今年3月8日にはその骨子が公表された(https://public-comment.e-gov.go.jp/servlet/PcmFileDownload?seqNo=0000250052)。主なポイントは以下の通り。
○2024年秋の健康保険証の廃止を目指す
○生活保護(医療扶助)でのオンライン資格確認を2023年度中に導入
○電子カルテ情報共有サービスを構築し、3文書・6情報の共有から順次対象を拡大
○検査結果はPHRとして患者本人がマイナポータルを通じて確認できる仕組みを構築
○標準規格に準拠したクラウドベースの電子カルテを整備
○自治体、介護事業者と情報共有できる仕組みを構築(予防接種、介護保険など)
○診療報酬の算定・患者の窓口負担計算のための共通算定モジュールの開発・提供
○標準型電子カルテの提供で医療機関のシステムを抜本的にシステムモダン化
○全国医療情報プラットフォーム、診療報酬改定DXの業務を担う実施主体として、既存の組織に機能を追加することを念頭に速やかに検討し、措置
医療DXの成否の鍵は電子カルテ情報共有サービスの構築にある。1980年代以来、数十年にわたり標準化が実現できなかったわが国の電子カルテ・レセプト電算処理システムが、今回は標準化できるのか。しかしその推進体制は、工程表骨子でははっきりしない。
サイバーセキュリティ対策は、工程表骨子に文言は見当たらないものの、全国医療情報ネットワークを安全な情報インフラとするためには欠かすことのできない視点である。大規模通信障害への対応なども含め、医療機関への支援策や国としての体制が求められる。

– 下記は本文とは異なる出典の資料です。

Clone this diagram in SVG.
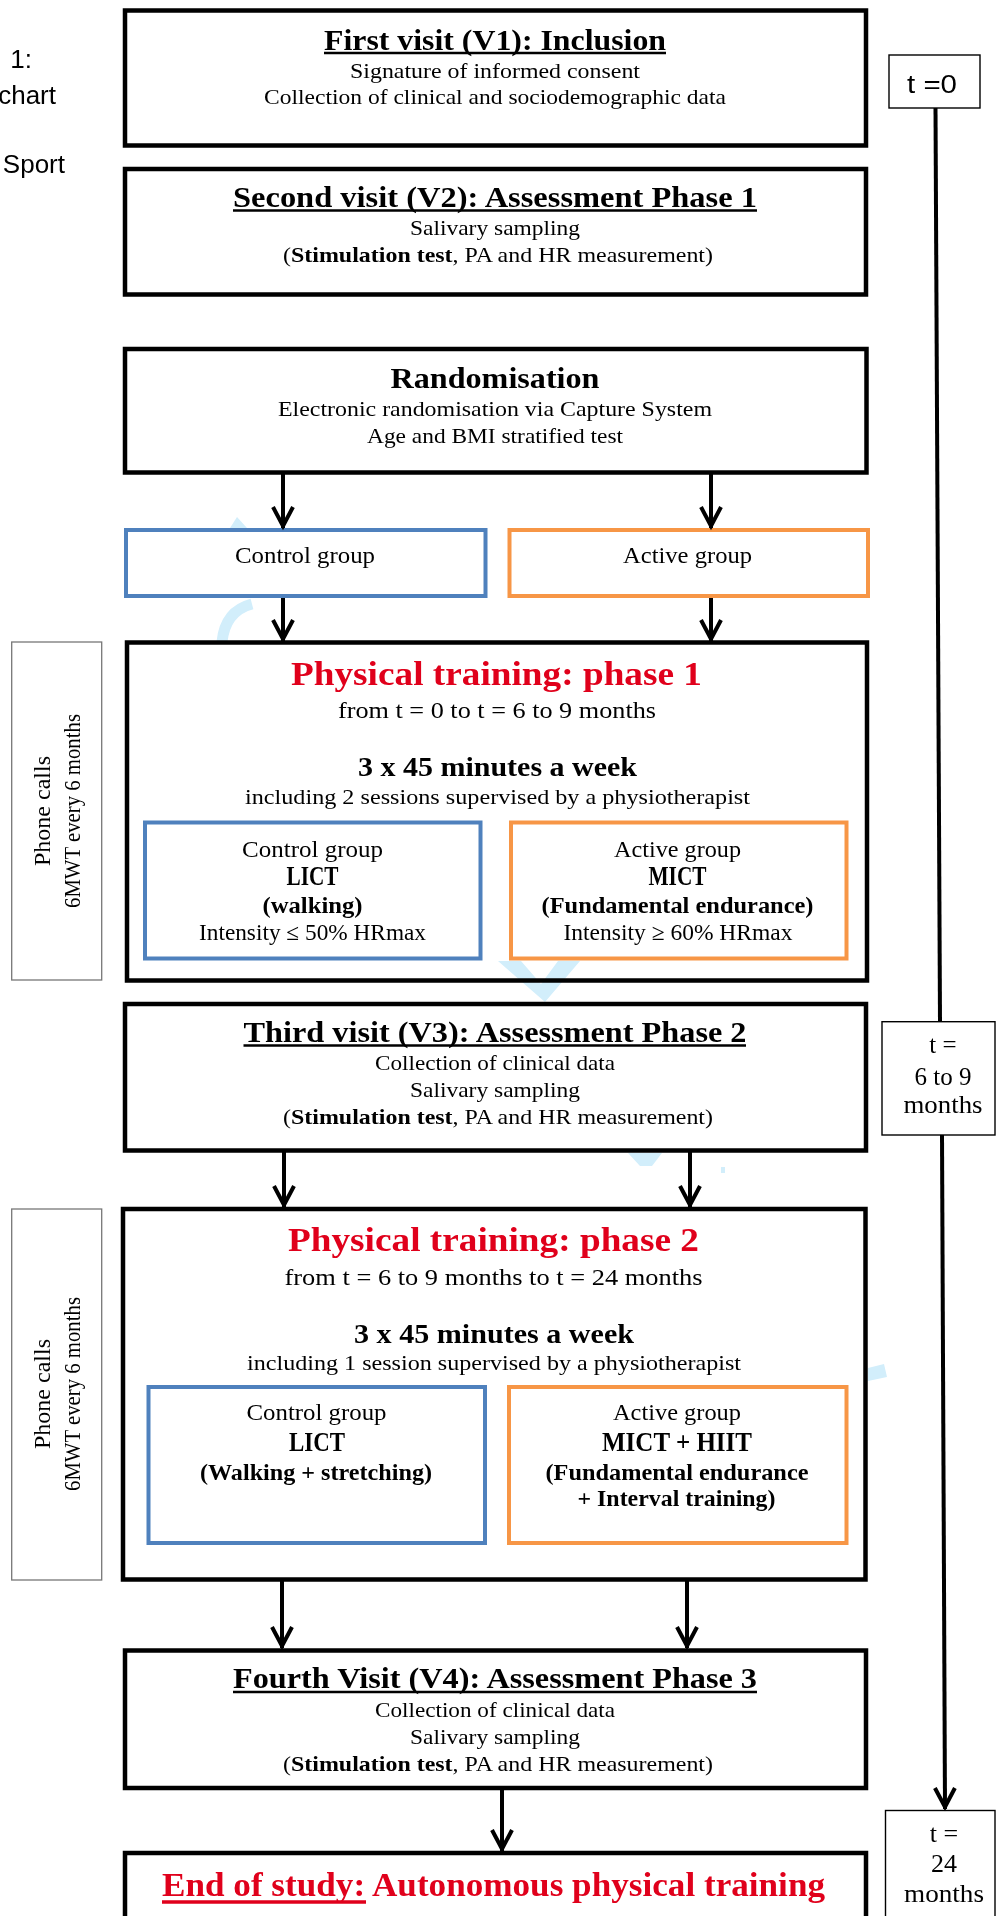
<svg xmlns="http://www.w3.org/2000/svg" width="997" height="1916" viewBox="0 0 997 1916">
<style>
.box{fill:#fff;stroke:#000;stroke-width:4.5}
.blue{fill:#fff;stroke:#4F81BD;stroke-width:4}
.orange{fill:#fff;stroke:#F79646;stroke-width:4}
.side{fill:#fff;stroke:#777;stroke-width:1.3}
.tbox{fill:#fff;stroke:#000;stroke-width:1.4}
text{font-family:"Liberation Serif","Times New Roman",serif;fill:#000}
.c{text-anchor:middle}
.b{font-weight:bold}
.t{font-size:29px;font-weight:bold}
.s{font-size:22px}
.red{fill:#E0001B;font-size:34px;font-weight:bold}
.sans{font-family:"Liberation Sans",Arial,sans-serif}
.ul{stroke:#000;stroke-width:2.4}
.conn{stroke:#000;stroke-width:4;fill:none}
.wm{fill:#D2EEFB;mix-blend-mode:multiply}
</style>
<defs>
<marker id="arr" viewBox="-26 -14 30 28" refX="0" refY="0" markerWidth="30" markerHeight="28" markerUnits="userSpaceOnUse" orient="auto">
<path d="M-21,-10 L-2,0 L-21,10" fill="none" stroke="#000" stroke-width="4"/>
</marker>
</defs>
<rect width="997" height="1916" fill="#fff"/>

<g id="caption-fragments">
<text class="sans" x="32" y="68" text-anchor="end" font-size="26" fill="#333">1:</text>
<text class="sans" x="56" y="104" text-anchor="end" font-size="26" fill="#333">chart</text>
<text class="sans" x="65" y="173" text-anchor="end" font-size="26" fill="#333">Sport</text>
</g>

<g id="v1">
<rect class="box" x="125" y="10.5" width="741" height="135"/>
<text class="c t" x="495" y="50" textLength="342" lengthAdjust="spacingAndGlyphs">First visit (V1): Inclusion</text>
<line class="ul" x1="324" y1="53" x2="666" y2="53"/>
<text class="c s" x="495" y="78" textLength="290" lengthAdjust="spacingAndGlyphs">Signature of informed consent</text>
<text class="c s" x="495" y="104" textLength="462" lengthAdjust="spacingAndGlyphs">Collection of clinical and sociodemographic data</text>
</g>

<g id="v2">
<rect class="box" x="125" y="169" width="741" height="125.5"/>
<text class="c t" x="495" y="207" textLength="524" lengthAdjust="spacingAndGlyphs">Second visit (V2): Assessment Phase 1</text>
<line class="ul" x1="233" y1="210.5" x2="757" y2="210.5"/>
<text class="c s" x="495" y="235" textLength="170" lengthAdjust="spacingAndGlyphs">Salivary sampling</text>
<text class="c s" x="498" y="262" textLength="430" lengthAdjust="spacingAndGlyphs">(<tspan class="b">Stimulation test</tspan>, PA and HR measurement)</text>
</g>

<g id="randomisation">
<rect class="box" x="125" y="349" width="741.5" height="123.5"/>
<text class="c b" x="495" y="388" font-size="30" textLength="209" lengthAdjust="spacingAndGlyphs">Randomisation</text>
<text class="c s" x="495" y="416" textLength="434" lengthAdjust="spacingAndGlyphs">Electronic randomisation via Capture System</text>
<text class="c s" x="495" y="443" textLength="256" lengthAdjust="spacingAndGlyphs">Age and BMI stratified test</text>
</g>

<g id="control-group">
<rect class="blue" x="126" y="530" width="359.5" height="66"/>
<text class="c" x="305" y="563" font-size="23" textLength="140" lengthAdjust="spacingAndGlyphs">Control group</text>
</g>

<g id="active-group">
<rect class="orange" x="509.5" y="530" width="358.5" height="66"/>
<text class="c" x="687.5" y="563" font-size="23" textLength="129" lengthAdjust="spacingAndGlyphs">Active group</text>
</g>

<g id="phone-calls-1">
<rect class="side" x="11.7" y="642" width="90" height="338"/>
<text class="c" transform="translate(50,811) rotate(-90)" font-size="23" fill="#333" textLength="110" lengthAdjust="spacingAndGlyphs">Phone calls</text>
<text class="c" transform="translate(80,811) rotate(-90)" font-size="23" fill="#333" textLength="194" lengthAdjust="spacingAndGlyphs">6MWT every 6 months</text>
</g>

<g id="phase1">
<rect class="box" x="127" y="642.5" width="740" height="338"/>
<text class="c red" x="496.5" y="685" textLength="411" lengthAdjust="spacingAndGlyphs">Physical training: phase 1</text>
<text class="c" x="497" y="718" font-size="23" textLength="318" lengthAdjust="spacingAndGlyphs">from t = 0 to t = 6 to 9 months</text>
<text class="c b" x="497.5" y="776" font-size="28" textLength="279" lengthAdjust="spacingAndGlyphs">3 x 45 minutes a week</text>
<text class="c s" x="497.5" y="804" textLength="505" lengthAdjust="spacingAndGlyphs">including 2 sessions supervised by a physiotherapist</text>
</g>

<g id="phase1-control">
<rect class="blue" x="145" y="822.5" width="335.5" height="136"/>
<text class="c" x="312.5" y="857" font-size="23" textLength="141" lengthAdjust="spacingAndGlyphs">Control group</text>
<text class="c b" x="312.5" y="885" font-size="27" textLength="52" lengthAdjust="spacingAndGlyphs">LICT</text>
<text class="c b" x="312.5" y="913" font-size="24" textLength="100" lengthAdjust="spacingAndGlyphs">(walking)</text>
<text class="c" x="312.5" y="940" font-size="23" textLength="227" lengthAdjust="spacingAndGlyphs">Intensity ≤ 50% HRmax</text>
</g>

<g id="phase1-active">
<rect class="orange" x="511" y="822.5" width="335.5" height="136"/>
<text class="c" x="677.5" y="857" font-size="23" textLength="127" lengthAdjust="spacingAndGlyphs">Active group</text>
<text class="c b" x="677.5" y="885" font-size="27" textLength="58" lengthAdjust="spacingAndGlyphs">MICT</text>
<text class="c b" x="677.5" y="913" font-size="24" textLength="272" lengthAdjust="spacingAndGlyphs">(Fundamental endurance)</text>
<text class="c" x="678" y="940" font-size="23" textLength="229" lengthAdjust="spacingAndGlyphs">Intensity ≥ 60% HRmax</text>
</g>

<g id="v3">
<rect class="box" x="125" y="1004" width="741" height="146.5"/>
<text class="c t" x="495" y="1042" textLength="503" lengthAdjust="spacingAndGlyphs">Third visit (V3): Assessment Phase 2</text>
<line class="ul" x1="243.5" y1="1045.5" x2="746" y2="1045.5"/>
<text class="c s" x="495" y="1070" textLength="240" lengthAdjust="spacingAndGlyphs">Collection of clinical data</text>
<text class="c s" x="495" y="1097" textLength="170" lengthAdjust="spacingAndGlyphs">Salivary sampling</text>
<text class="c s" x="498" y="1124" textLength="430" lengthAdjust="spacingAndGlyphs">(<tspan class="b">Stimulation test</tspan>, PA and HR measurement)</text>
</g>

<g id="phone-calls-2">
<rect class="side" x="11.7" y="1209" width="90" height="371"/>
<text class="c" transform="translate(50,1394) rotate(-90)" font-size="23" fill="#333" textLength="110" lengthAdjust="spacingAndGlyphs">Phone calls</text>
<text class="c" transform="translate(80,1394) rotate(-90)" font-size="23" fill="#333" textLength="194" lengthAdjust="spacingAndGlyphs">6MWT every 6 months</text>
</g>

<g id="phase2">
<rect class="box" x="123" y="1209" width="742.5" height="370.5"/>
<text class="c red" x="493.5" y="1251" textLength="411" lengthAdjust="spacingAndGlyphs">Physical training: phase 2</text>
<text class="c" x="493.5" y="1285" font-size="23" textLength="418" lengthAdjust="spacingAndGlyphs">from t = 6 to 9 months to t = 24 months</text>
<text class="c b" x="494" y="1343" font-size="28" textLength="280" lengthAdjust="spacingAndGlyphs">3 x 45 minutes a week</text>
<text class="c s" x="494" y="1370" textLength="494" lengthAdjust="spacingAndGlyphs">including 1 session supervised by a physiotherapist</text>
</g>

<g id="phase2-control">
<rect class="blue" x="148.5" y="1387" width="336.5" height="156"/>
<text class="c" x="316.5" y="1420" font-size="23" textLength="140" lengthAdjust="spacingAndGlyphs">Control group</text>
<text class="c b" x="317" y="1451" font-size="28" textLength="56" lengthAdjust="spacingAndGlyphs">LICT</text>
<text class="c b" x="316" y="1480" font-size="24" textLength="232" lengthAdjust="spacingAndGlyphs">(Walking + stretching)</text>
</g>

<g id="phase2-active">
<rect class="orange" x="509" y="1387" width="337.5" height="156"/>
<text class="c" x="677" y="1420" font-size="23" textLength="128" lengthAdjust="spacingAndGlyphs">Active group</text>
<text class="c b" x="677" y="1451" font-size="28" textLength="150" lengthAdjust="spacingAndGlyphs">MICT + HIIT</text>
<text class="c b" x="677" y="1480" font-size="24" textLength="263" lengthAdjust="spacingAndGlyphs">(Fundamental endurance</text>
<text class="c b" x="676.5" y="1506" font-size="24" textLength="198" lengthAdjust="spacingAndGlyphs">+ Interval training)</text>
</g>

<g id="v4">
<rect class="box" x="125" y="1650.5" width="741" height="137.5"/>
<text class="c t" x="495" y="1688" textLength="524" lengthAdjust="spacingAndGlyphs">Fourth Visit (V4): Assessment Phase 3</text>
<line class="ul" x1="233" y1="1692" x2="757" y2="1692"/>
<text class="c s" x="495" y="1717" textLength="240" lengthAdjust="spacingAndGlyphs">Collection of clinical data</text>
<text class="c s" x="495" y="1744" textLength="170" lengthAdjust="spacingAndGlyphs">Salivary sampling</text>
<text class="c s" x="498" y="1771" textLength="430" lengthAdjust="spacingAndGlyphs">(<tspan class="b">Stimulation test</tspan>, PA and HR measurement)</text>
</g>

<g id="end-of-study">
<rect class="box" x="125" y="1853" width="741" height="80"/>
<text class="red" x="162" y="1896" textLength="663" lengthAdjust="spacingAndGlyphs">End of study: Autonomous physical training</text>
<line x1="162" y1="1902" x2="366" y2="1902" stroke="#E0001B" stroke-width="3.5"/>
</g>

<g id="t0">
<rect class="tbox" x="889" y="55" width="91" height="53"/>
<text class="sans" x="907" y="93" font-size="26" textLength="50" lengthAdjust="spacingAndGlyphs">t =0</text>
</g>

<g id="t6to9">
<rect class="tbox" x="882" y="1021.7" width="113" height="113.3"/>
<text class="c" x="943" y="1053" font-size="25">t =</text>
<text class="c" x="943" y="1085" font-size="25">6 to 9</text>
<text class="c" x="943" y="1113" font-size="25" textLength="79" lengthAdjust="spacingAndGlyphs">months</text>
</g>

<g id="t24">
<rect class="tbox" x="885.5" y="1810.5" width="109.5" height="120"/>
<text class="c" x="944" y="1842" font-size="26">t =</text>
<text class="c" x="944" y="1872" font-size="26">24</text>
<text class="c" x="944" y="1902" font-size="26" textLength="80" lengthAdjust="spacingAndGlyphs">months</text>
</g>

<g id="connectors">
<line class="conn" x1="283" y1="474" x2="283" y2="528" marker-end="url(#arr)"/>
<line class="conn" x1="711" y1="474" x2="711" y2="528" marker-end="url(#arr)"/>
<line class="conn" x1="283" y1="598" x2="283" y2="641" marker-end="url(#arr)"/>
<line class="conn" x1="711" y1="598" x2="711" y2="641" marker-end="url(#arr)"/>
<line class="conn" x1="284" y1="1152" x2="284" y2="1207" marker-end="url(#arr)"/>
<line class="conn" x1="690" y1="1152" x2="690" y2="1207" marker-end="url(#arr)"/>
<line class="conn" x1="282" y1="1581" x2="282" y2="1648" marker-end="url(#arr)"/>
<line class="conn" x1="687" y1="1581" x2="687" y2="1648" marker-end="url(#arr)"/>
<line class="conn" x1="502" y1="1790" x2="502" y2="1851" marker-end="url(#arr)"/>
<line class="conn" x1="935.5" y1="108" x2="940" y2="1021" stroke-width="4.5"/>
<line class="conn" x1="942" y1="1135" x2="945" y2="1809" stroke-width="4.5" marker-end="url(#arr)"/>
</g>

<g id="watermark">
<path class="wm" d="M230,528 L237,517 L247,528 Z"/>
<path d="M252,604 Q225,611 222,642" fill="none" stroke="#D2EEFB" stroke-width="11" style="mix-blend-mode:multiply"/>
<path class="wm" fill-rule="evenodd" d="M498,961 L580,961 L545,1002 Z M521,961 L558,961 L541,984 Z"/>
<path class="wm" d="M628,1153 L662,1153 L652,1166 L640,1166 Z"/>
<rect class="wm" x="721" y="1167" width="4" height="6"/>
<path class="wm" d="M868,1368 L884,1364 L887,1377 L868,1381 Z"/>
</g>
</svg>
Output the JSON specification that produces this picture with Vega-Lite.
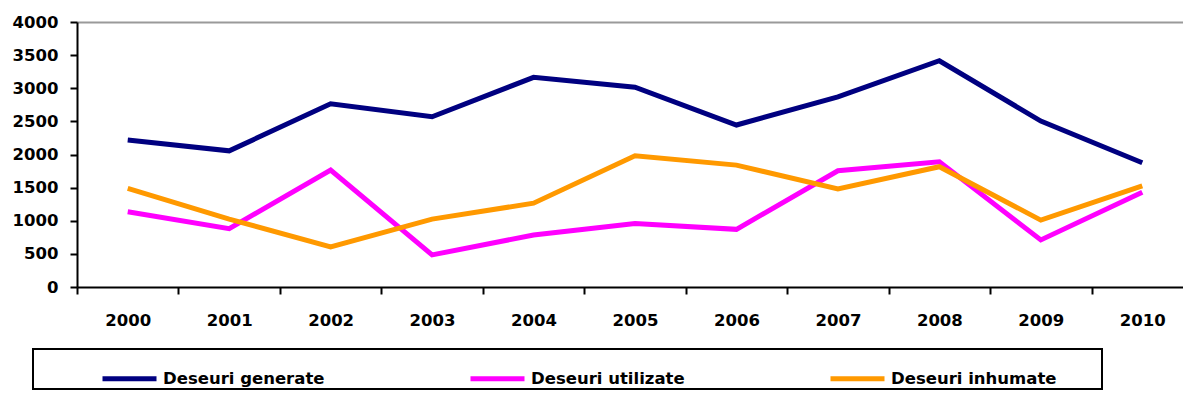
{
  "$schema": "https://vega.github.io/schema/vega-lite/v6.json",
  "width": 1106,
  "height": 265,
  "autosize": {"type": "none"},
  "padding": {"left": 77, "top": 22, "right": 0, "bottom": 120},
  "background": "white",
  "data": {
    "values": [
      {"an": "2000", "serie": "Deseuri generate", "valoare": 2220},
      {"an": "2001", "serie": "Deseuri generate", "valoare": 2055},
      {"an": "2002", "serie": "Deseuri generate", "valoare": 2765},
      {"an": "2003", "serie": "Deseuri generate", "valoare": 2570},
      {"an": "2004", "serie": "Deseuri generate", "valoare": 3165},
      {"an": "2005", "serie": "Deseuri generate", "valoare": 3015},
      {"an": "2006", "serie": "Deseuri generate", "valoare": 2445},
      {"an": "2007", "serie": "Deseuri generate", "valoare": 2870},
      {"an": "2008", "serie": "Deseuri generate", "valoare": 3415},
      {"an": "2009", "serie": "Deseuri generate", "valoare": 2505},
      {"an": "2010", "serie": "Deseuri generate", "valoare": 1875},
      {"an": "2000", "serie": "Deseuri utilizate", "valoare": 1135},
      {"an": "2001", "serie": "Deseuri utilizate", "valoare": 880},
      {"an": "2002", "serie": "Deseuri utilizate", "valoare": 1765},
      {"an": "2003", "serie": "Deseuri utilizate", "valoare": 485},
      {"an": "2004", "serie": "Deseuri utilizate", "valoare": 785},
      {"an": "2005", "serie": "Deseuri utilizate", "valoare": 960},
      {"an": "2006", "serie": "Deseuri utilizate", "valoare": 870},
      {"an": "2007", "serie": "Deseuri utilizate", "valoare": 1755},
      {"an": "2008", "serie": "Deseuri utilizate", "valoare": 1890},
      {"an": "2009", "serie": "Deseuri utilizate", "valoare": 710},
      {"an": "2010", "serie": "Deseuri utilizate", "valoare": 1430},
      {"an": "2000", "serie": "Deseuri inhumate", "valoare": 1490},
      {"an": "2001", "serie": "Deseuri inhumate", "valoare": 1025},
      {"an": "2002", "serie": "Deseuri inhumate", "valoare": 605},
      {"an": "2003", "serie": "Deseuri inhumate", "valoare": 1025},
      {"an": "2004", "serie": "Deseuri inhumate", "valoare": 1265},
      {"an": "2005", "serie": "Deseuri inhumate", "valoare": 1980},
      {"an": "2006", "serie": "Deseuri inhumate", "valoare": 1840},
      {"an": "2007", "serie": "Deseuri inhumate", "valoare": 1480},
      {"an": "2008", "serie": "Deseuri inhumate", "valoare": 1815},
      {"an": "2009", "serie": "Deseuri inhumate", "valoare": 1010},
      {"an": "2010", "serie": "Deseuri inhumate", "valoare": 1525}
    ]
  },
  "mark": {"type": "line", "strokeWidth": 5, "strokeJoin": "miter", "clip": false},
  "encoding": {
    "x": {
      "field": "an",
      "type": "ordinal",
      "bandPosition": 0.5,
      "scale": {"type": "band", "range": [0, 1116], "paddingInner": 0, "paddingOuter": 0},
      "axis": {
        "title": null,
        "labelAngle": 0,
        "tickBand": "extent",
        "tickSize": 7,
        "tickWidth": 2,
        "tickColor": "black",
        "domainColor": "black",
        "domainWidth": 2,
        "labelPadding": 18,
        "labelFont": "DejaVu Sans",
        "labelFontWeight": "bold",
        "labelFontSize": 16.5,
        "labelColor": "black",
        "grid": false
      }
    },
    "y": {
      "field": "valoare",
      "type": "quantitative",
      "scale": {"domain": [0, 4000], "nice": false},
      "axis": {
        "title": null,
        "format": "d",
        "values": [0, 500, 1000, 1500, 2000, 2500, 3000, 3500, 4000],
        "tickSize": 7,
        "tickWidth": 2,
        "tickColor": "black",
        "domainColor": "black",
        "domainWidth": 2,
        "labelPadding": 12,
        "labelFont": "DejaVu Sans",
        "labelFontWeight": "bold",
        "labelFontSize": 16.5,
        "labelColor": "black",
        "grid": true,
        "gridColor": "#9a9a9a",
        "gridWidth": 2,
        "gridOpacity": {"condition": {"test": "datum.value === 4000", "value": 1}, "value": 0}
      }
    },
    "color": {
      "field": "serie",
      "type": "nominal",
      "scale": {
        "domain": ["Deseuri generate", "Deseuri utilizate", "Deseuri inhumate"],
        "range": ["#000080", "#FF00FF", "#FF9900"]
      },
      "legend": {
        "orient": "none",
        "legendX": -44,
        "legendY": 327,
        "direction": "horizontal",
        "columns": 3,
        "columnPadding": 135,
        "title": "\u00a0",
        "titleOrient": "left",
        "titlePadding": 67,
        "titleFontSize": 16,
        "padding": 0,
        "strokeColor": "black",
        "symbolType": "stroke",
        "symbolSize": 2916,
        "symbolStrokeWidth": 5,
        "labelOffset": 4,
        "labelFont": "DejaVu Sans",
        "labelFontWeight": "bold",
        "labelFontSize": 16.5,
        "labelColor": "black",
        "labelLimit": 500,
        "labelExpr": "datum.label + (indexof(datum.label, 'inhumate') >= 0 ? '\u2003\u2003\u2002\u2005\u200b' : '')"
      }
    }
  },
  "config": {
    "view": {"stroke": null},
    "legend": {"strokeWidth": 2}
  }
}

マイナンバーカードと健康保険証の一体化問題も、医療DXの“躓きの石”としてはならない。様々な事情でマイナンバーカードを持てない住民への対応が進められていると聞くが、健康保険証の廃止が被保険者の受診機会を奪ってはならない。医療機関に課せられたオンライン資格確認の義務化は無効であるとの訴訟の行方も、注視していく必要がある。